HannahLee's blog

脱藩☆女子!〜海外で働いている日本人女子の赤裸々ワーク・アンド・ライフ

エレン。24歳。元、将軍。

昨夜、一緒にリベリア出張に来ている同僚の親友のお家へお呼ばれした。お呼ばれされた先は、エレンという、24歳の女の子のお家。エレンというのは、もちろん仮名。 

実は彼女、15歳くらいの時に戦争が始まって、自宅が襲撃され、目の前でゲリラに両親を殺され、自分も6人の兵士にレイプされ、その後難民で隣国へ逃げたが国に戻って武器を取り、最後には将軍にまでなった人。 

とてもこういうバックグラウンドがあるようには見えない、すごくかわいい、一見普通の女の子。(ただ、おみやげに持って行った50キロの米袋をひょいっと頭の上に担いでいたが・・・) 

戦争当時はブラック・ダイアモンドと呼ばれてすごく有名だったらしい。一緒に行った運転手さんが、彼女の顔を見てびっくりしていた。本人は目立ちたくないので、なるべく表に出ないようにしているそうだ。 

戦争が終わってからは、武装解除を経て、自分の殺された友達の子供、自分の子供2人など、総勢9人を面倒見ている。失業率80%のこの国で、学齢期に学校に行く機会を失った彼女はもちろん無職だが、何とかしのいでいる。なのに、私たちのためにフフ(カッサバで作ったおモチみたいなの)とお魚のスープを用意していてくれた。 

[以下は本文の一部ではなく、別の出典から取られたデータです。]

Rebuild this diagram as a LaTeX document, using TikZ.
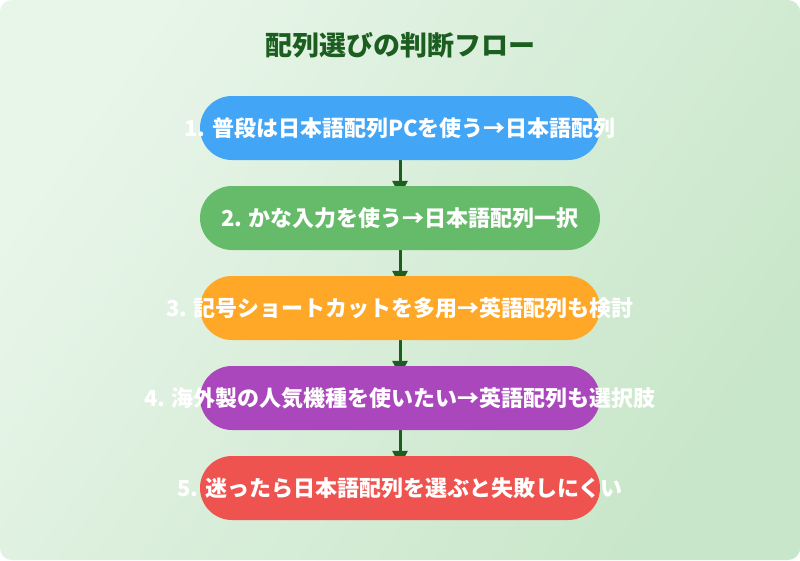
\documentclass[tikz,border=0pt]{standalone}
\usepackage{fontspec}
\setmainfont{Noto Sans CJK JP}
\usepackage{xcolor}
\usepackage{tikz}
\usetikzlibrary{arrows.meta}

\definecolor{bgA}{HTML}{E8F5E9}
\definecolor{bgB}{HTML}{C8E6C9}
\definecolor{darkgreen}{HTML}{1B5E20}
\definecolor{cblue}{HTML}{42A5F5}
\definecolor{cgreen}{HTML}{66BB6A}
\definecolor{corange}{HTML}{FFA726}
\definecolor{cpurple}{HTML}{AB47BC}
\definecolor{cred}{HTML}{EF5350}

\pgfdeclarelayer{bg}
\pgfdeclarelayer{arrows}
\pgfsetlayers{bg,arrows,main}

\begin{document}
\begin{tikzpicture}[x=1pt, y=-1pt,
    pill/.style={shape=rectangle, rounded corners=32pt, minimum width=400pt, minimum height=64pt, inner sep=0pt, draw=none},
    steptext/.style={text=white, font=\fontsize{22}{26}\selectfont\bfseries, inner sep=0pt},
    flow/.style={-{Triangle[width=15pt,length=15pt]}, line width=3pt, darkgreen, shorten >=-10pt}]

\useasboundingbox (0,0) rectangle (800,560);

%% background
\begin{pgfonlayer}{bg}
\fill[white] (0,0) rectangle (800,560);
\shade[left color=bgA, right color=bgB, shading angle=55, rounded corners=12pt] (0,0) rectangle (800,560);
\end{pgfonlayer}

%% title
\node[text=darkgreen, font=\fontsize{27}{31}\selectfont\bfseries] (title) at (400,45) {配列選びの判断フロー};

%% steps
\node[pill, fill=cblue, label={[steptext]center:1. 普段は日本語配列PCを使う→日本語配列}] (b1) at (400,128) {};
\node[pill, fill=cgreen, label={[steptext]center:2. かな入力を使う→日本語配列一択}] (b2) at (400,218) {};
\node[pill, fill=corange, label={[steptext]center:3. 記号ショートカットを多用→英語配列も検討}] (b3) at (400,308) {};
\node[pill, fill=cpurple, label={[steptext]center:4. 海外製の人気機種を使いたい→英語配列も選択肢}] (b4) at (400,398) {};
\node[pill, fill=cred, label={[steptext]center:5. 迷ったら日本語配列を選ぶと失敗しにくい}] (b5) at (400,488) {};

%% arrows
\begin{pgfonlayer}{arrows}
\draw[flow] (b1) -- (b2);
\draw[flow] (b2) -- (b3);
\draw[flow] (b3) -- (b4);
\draw[flow] (b4) -- (b5);
\end{pgfonlayer}

\end{tikzpicture}
\end{document}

ついこないだ高校の卒業資格を取ったそうで、次の学校にすすみたいと思っているところ。私の同僚は彼女について本を書いていている。昨夜は、その本に載せる写真を一緒に選んだ。 

戦争の前の写真、迷彩服を来てる妊婦姿の写真、戦争中病気でみすぼらしい病院(とも言えない)のベッドで横たわり死にそうになっていた頃の写真、一緒に戦って殺されちゃった女の子たちの写真、武装解除した時の写真・・・いろいろあった。 

死んだ女の子たちは、明るい表情の子もいれば、死んだ目をした子もいた。同じ部隊にいた子達は、ほとんど死んだようだ。生き延びた子と一緒に武装解除に行ったそうだが、その数は7、8人。 

戦争なんて全く意味がない、ってことを言いたい、とのこと。そのために、この本のプロジェクトも同意したと言っていた。くしくも今日は日本では終戦記念日でしたね。 

今でも、というか、今になって、戦争のころの悪夢を見て夜暴れると言っていた。自分がレイプされそうになっていて、必死に抵抗しているところとか。この国は、彼女だけじゃなく、国民のほとんどがこうしたトラウマを経験している。そして、人口300万人のこの国で、精神分析医はたったの1人しかいない。